Turkey’s Justice Minister Bekir Bozdağ has announced that a total of 36,000 people have been arrested so far in ongoing operations targeting alleged members of the faith-based Gülen movement.
Speaking to the Anadolu news agency, Bozdağ provided figures related to an ongoing crackdown on alleged members of the Gülen movement, which intensified in the aftermath of a failed coup attempt on July 15. The Turkish government accuses the movement of masterminding the coup attempt while the movement strongly denies any involvement.
Bozdağ said arrest warrants have been issued also for 4,115 people from various professions including 213 police officers and 92 military officers. He said detention warrants have also been issued for 1,222 people and that legal procedures concerning these individuals are still in progress.
The minister also said the Supreme Board of Judges and Prosecutors (HSYK) has expelled 3,456 judges and prosecutors over Gülen links since the coup attempt.
Turkey survived a military coup attempt on July 15 that killed over 240 people and wounded more than a thousand others. Immediately after the putsch, the government along with President Recep Tayyip Erdoğan pinned the blame on the Gülen movement.

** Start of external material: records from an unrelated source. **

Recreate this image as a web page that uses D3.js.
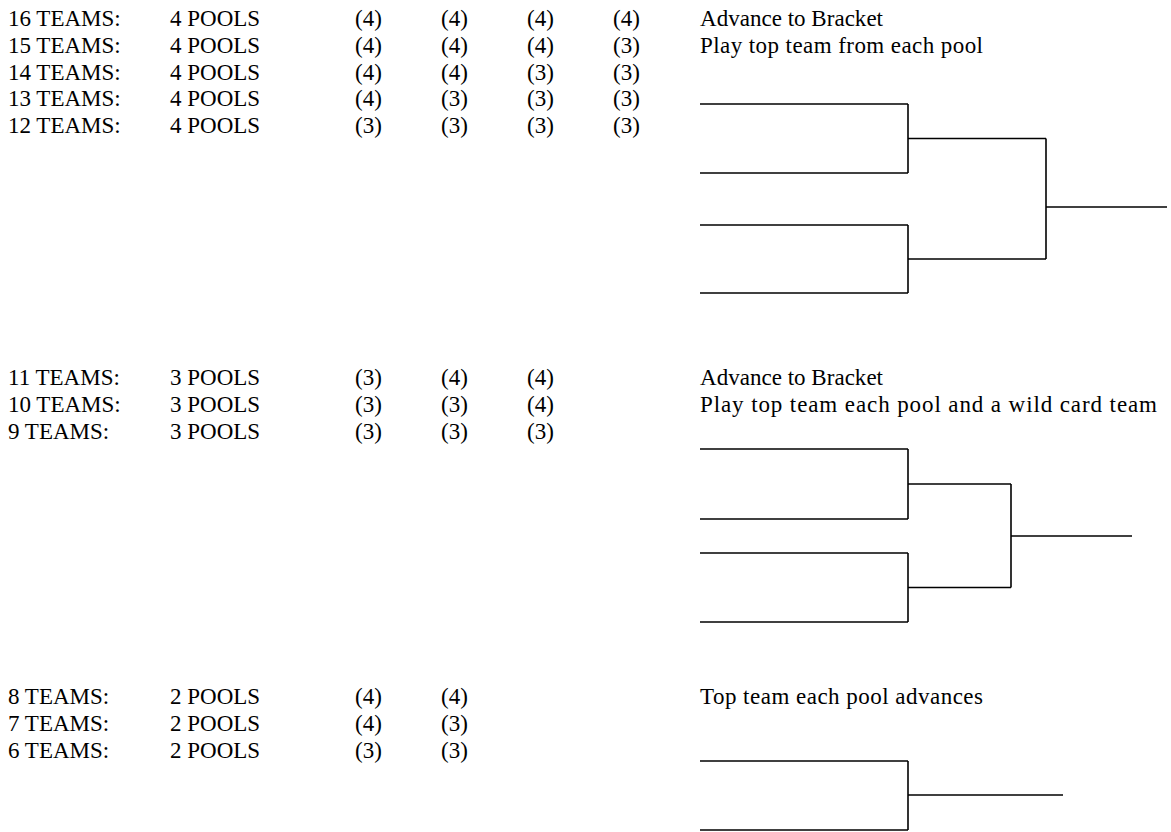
<!DOCTYPE html>
<html>
<head>
<meta charset="utf-8">
<script src="https://cdn.jsdelivr.net/npm/d3@7"></script>
<style>
  body { margin: 0; background: #fff; }
</style>
</head>
<body>
<div id="chart"></div>
<script>
(() => {
const width = 1171;
const height = 832;

// pool breakdown per team count
const teamCounts = [16, 15, 14, 13, 12, 11, 10, 9, 8, 7, 6];
const poolCounts = [4, 4, 4, 4, 4, 3, 3, 3, 2, 2, 2];
const poolSizes = [
  [4, 4, 4, 4], [4, 4, 4, 3], [4, 4, 3, 3], [4, 3, 3, 3], [3, 3, 3, 3],
  [3, 4, 4], [3, 3, 4], [3, 3, 3],
  [4, 4], [4, 3], [3, 3]
];
const groupOf = [0, 0, 0, 0, 0, 1, 1, 1, 2, 2, 2];
const groupNotes = [
  ["Advance to Bracket", "Play top team from each pool"],
  ["Advance to Bracket", "Play top team each pool and a wild card team"],
  ["Top team each pool advances"]
];
const bracketTeams = [4, 4, 2];

// layout
const groupTop = [26, 385, 704];
const rowStep = 26.8;
const colX = { teams: 8, pools: 170, note: 700 };
const poolX = d3.scaleLinear().domain([0, 1]).range([355, 441]);
const noteWidths = [[183, 283], [183, 457], [283]];

const brackets = [
  { leaves: [104, 173, 225, 293], x: [700, 908, 1046, 1167], finalY: 207 },
  { leaves: [449, 519, 553, 622], x: [700, 908, 1011, 1132], finalY: 536 },
  { leaves: [761, 830], x: [700, 908, 1063], finalY: 795 }
];

const svg = d3.select("#chart").append("svg")
  .attr("width", width).attr("height", height)
  .attr("font-family", "'Liberation Serif', 'Times New Roman', Times, serif")
  .attr("font-size", 23);

// row index inside its group
const rows = teamCounts.map((t, i) => {
  const g = groupOf[i];
  const k = groupOf.slice(0, i).filter(v => v === g).length;
  return { teams: t, pools: poolCounts[i], sizes: poolSizes[i], y: groupTop[g] + k * rowStep };
});

const rowG = svg.append("g").attr("class", "rows").selectAll("g")
  .data(rows).join("g")
  .attr("transform", d => `translate(0,${d.y})`);

rowG.append("text").attr("x", colX.teams).text(d => `${d.teams} TEAMS:`);
rowG.append("text").attr("x", colX.pools).text(d => `${d.pools} POOLS`);
rowG.selectAll("text.size").data(d => d.sizes).join("text")
  .attr("class", "size")
  .attr("x", (d, i) => poolX(i))
  .text(d => `(${d})`);

// notes
groupNotes.forEach((notes, g) => {
  svg.append("g").selectAll("text").data(notes).join("text")
    .attr("x", colX.note)
    .attr("y", (d, i) => groupTop[g] + i * rowStep)
    .attr("textLength", (d, i) => noteWidths[g][i])
    .attr("lengthAdjust", "spacing")
    .text(d => d);
});

// brackets
const line = d3.line();
brackets.forEach((b, bi) => {
  const n = bracketTeams[bi];
  const y = d3.scaleLinear().domain(d3.range(n)).range(b.leaves);
  const x = d3.scaleLinear().domain(d3.range(b.x.length)).range(b.x);
  const g = svg.append("g").attr("class", "bracket")
    .attr("fill", "none").attr("stroke", "#000").attr("stroke-width", 1.6);

  let nodes = d3.range(n).map(i => y(i));
  let round = 0;
  nodes.forEach(v => g.append("path").attr("d", line([[x(0), v], [x(1), v]])));
  while (nodes.length > 1) {
    const next = [];
    for (let i = 0; i < nodes.length; i += 2) {
      const a = nodes[i], c = nodes[i + 1];
      g.append("path").attr("d", line([[x(round + 1), a], [x(round + 1), c]]));
      const mid = nodes.length === 2 ? b.finalY : (a + c) / 2;
      g.append("path").attr("d", line([[x(round + 1), mid], [x(round + 2), mid]]));
      next.push(mid);
    }
    nodes = next;
    round++;
  }
});
})();
</script>
</body>
</html>
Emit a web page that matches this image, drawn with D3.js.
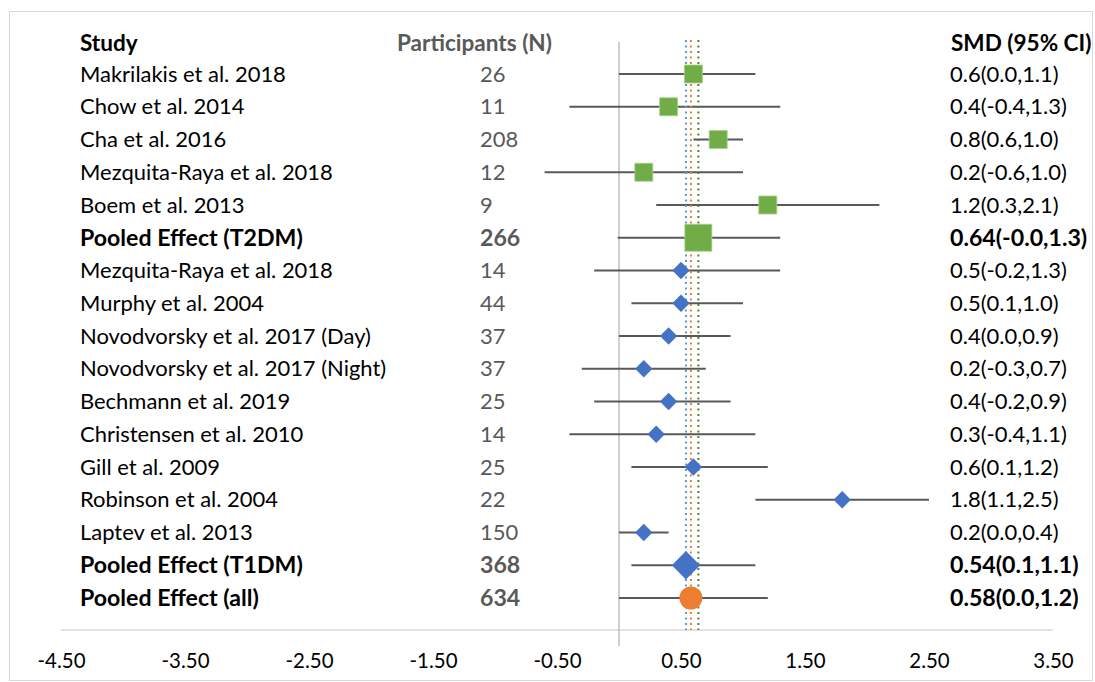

Despite Turkish Islamic scholar Fethullah Gülen, whose views inspired the movement, and the movement having denied the accusation, Erdoğan — calling the coup attempt “a gift from God” — and the government launched a widespread purge aimed at cleansing sympathizers of the movement from within state institutions, dehumanizing its popular figures and putting them in custody.
About 120,000 people have been purged from state bodies, in excess of 80,000 detained and over 36,000 have been arrested since the coup attempt. Arrestees include journalists, judges, prosecutors, police and military officers, academics, governors and even a comedian. Critics argue that lists of Gülen sympathizers were drawn up prior to the coup attempt.